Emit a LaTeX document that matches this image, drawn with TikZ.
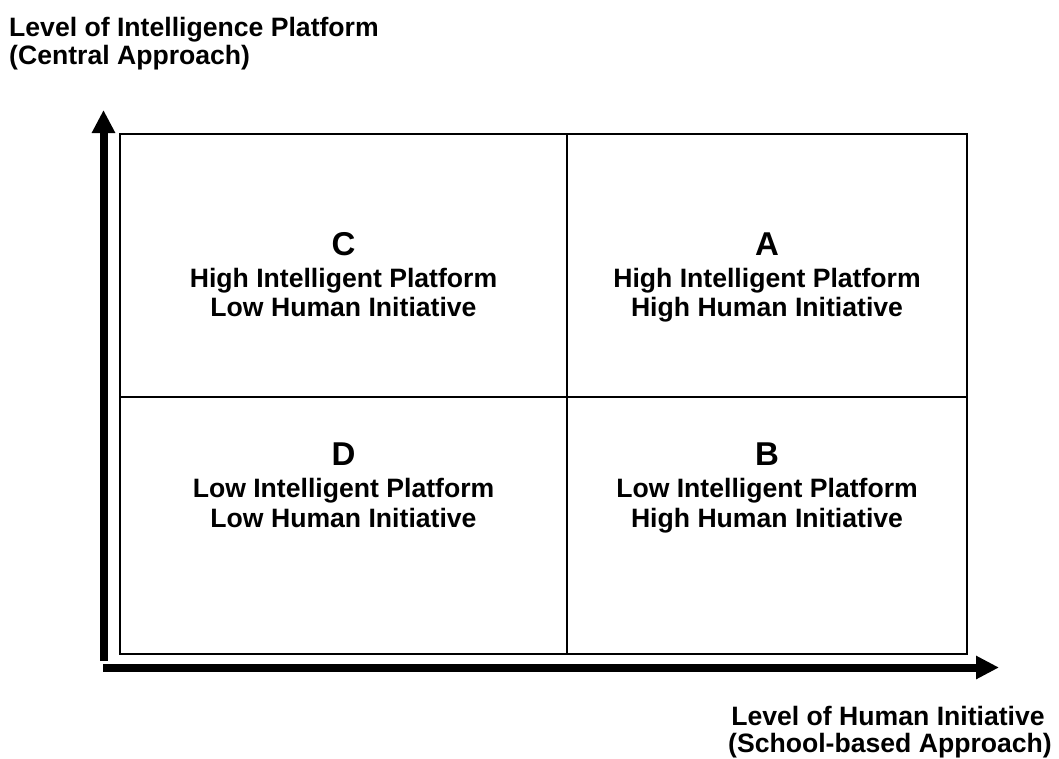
\documentclass[tikz,border=0pt]{standalone}
\usepackage{fontspec}
\setmainfont{Liberation Sans}
\usetikzlibrary{arrows.meta}
\tikzset{
  lbl/.style={font=\fontsize{26.6}{30}\selectfont\bfseries, inner sep=0pt, anchor=base},
  big/.style={font=\fontsize{33}{36}\selectfont\bfseries, inner sep=0pt, anchor=base},
  frame/.style={draw=black, line width=2pt},
  axis/.style={line width=8pt, -{Triangle[length=23pt,width=22pt]}}
}
\begin{document}
\begin{tikzpicture}[x=1pt,y=-1pt]
\useasboundingbox (0,0) rectangle (1059,758);
% grid
\draw[frame] (120,134) rectangle (967,654);
\coordinate (vt) at (567,134);
\coordinate (vb) at (567,654);
\coordinate (hl) at (120,397);
\coordinate (hr) at (967,397);
\draw[frame] (vt) -- (vb);
\draw[frame] (hl) -- (hr);
% axes
\coordinate (yorig) at (103.5,661);
\coordinate (ytip) at (103.5,110);
\coordinate (xorig) at (103,667.5);
\coordinate (xtip) at (999,667.5);
\draw[axis] (yorig) -- (ytip);
\draw[axis] (xorig) -- (xtip);
% axis labels
\node[lbl, anchor=base west] (yl1) at (9,36) {Level of Intelligence Platform};
\node[lbl, anchor=base west] (yl2) at (9,64) {(Central Approach)};
\node[lbl] (xl1) at (888,725) {Level of Human Initiative};
\node[lbl] (xl2) at (890,752) {(School-based Approach)};
% quadrant C
\node[big] (cL) at (343.5,255) {C};
\node[lbl] (c1) at (343.5,287) {High Intelligent Platform};
\node[lbl] (c2) at (343.5,316) {Low Human Initiative};
% quadrant A
\node[big] (aL) at (767,255) {A};
\node[lbl] (a1) at (767,287) {High Intelligent Platform};
\node[lbl] (a2) at (767,316) {High Human Initiative};
% quadrant D
\node[big] (dL) at (343.5,465) {D};
\node[lbl] (d1) at (343.5,497) {Low Intelligent Platform};
\node[lbl] (d2) at (343.5,527) {Low Human Initiative};
% quadrant B
\node[big] (bL) at (767,465) {B};
\node[lbl] (b1) at (767,497) {Low Intelligent Platform};
\node[lbl] (b2) at (767,527) {High Human Initiative};
\end{tikzpicture}
\end{document}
★ ★ ★ ★ ★ ★ ★
**Stated exercise**.
Output all of the data exactly as it stands, minus any images.

**Output below**.
Emit a LaTeX document that matches this image, drawn with TikZ.
\documentclass[tikz,border=0pt]{standalone}
\usepackage{fontspec}
\setmainfont{Liberation Sans}
\usetikzlibrary{arrows.meta}
\tikzset{
  lbl/.style={font=\fontsize{26.6}{30}\selectfont\bfseries, inner sep=0pt, anchor=base},
  big/.style={font=\fontsize{33}{36}\selectfont\bfseries, inner sep=0pt, anchor=base},
  frame/.style={draw=black, line width=2pt},
  axis/.style={line width=8pt, -{Triangle[length=23pt,width=22pt]}}
}
\begin{document}
\begin{tikzpicture}[x=1pt,y=-1pt]
\useasboundingbox (0,0) rectangle (1059,758);
% grid
\draw[frame] (120,134) rectangle (967,654);
\coordinate (vt) at (567,134);
\coordinate (vb) at (567,654);
\coordinate (hl) at (120,397);
\coordinate (hr) at (967,397);
\draw[frame] (vt) -- (vb);
\draw[frame] (hl) -- (hr);
% axes
\coordinate (yorig) at (103.5,661);
\coordinate (ytip) at (103.5,110);
\coordinate (xorig) at (103,667.5);
\coordinate (xtip) at (999,667.5);
\draw[axis] (yorig) -- (ytip);
\draw[axis] (xorig) -- (xtip);
% axis labels
\node[lbl, anchor=base west] (yl1) at (9,36) {Level of Intelligence Platform};
\node[lbl, anchor=base west] (yl2) at (9,64) {(Central Approach)};
\node[lbl] (xl1) at (888,725) {Level of Human Initiative};
\node[lbl] (xl2) at (890,752) {(School-based Approach)};
% quadrant C
\node[big] (cL) at (343.5,255) {C};
\node[lbl] (c1) at (343.5,287) {High Intelligent Platform};
\node[lbl] (c2) at (343.5,316) {Low Human Initiative};
% quadrant A
\node[big] (aL) at (767,255) {A};
\node[lbl] (a1) at (767,287) {High Intelligent Platform};
\node[lbl] (a2) at (767,316) {High Human Initiative};
% quadrant D
\node[big] (dL) at (343.5,465) {D};
\node[lbl] (d1) at (343.5,497) {Low Intelligent Platform};
\node[lbl] (d2) at (343.5,527) {Low Human Initiative};
% quadrant B
\node[big] (bL) at (767,465) {B};
\node[lbl] (b1) at (767,497) {Low Intelligent Platform};
\node[lbl] (b2) at (767,527) {High Human Initiative};
\end{tikzpicture}
\end{document}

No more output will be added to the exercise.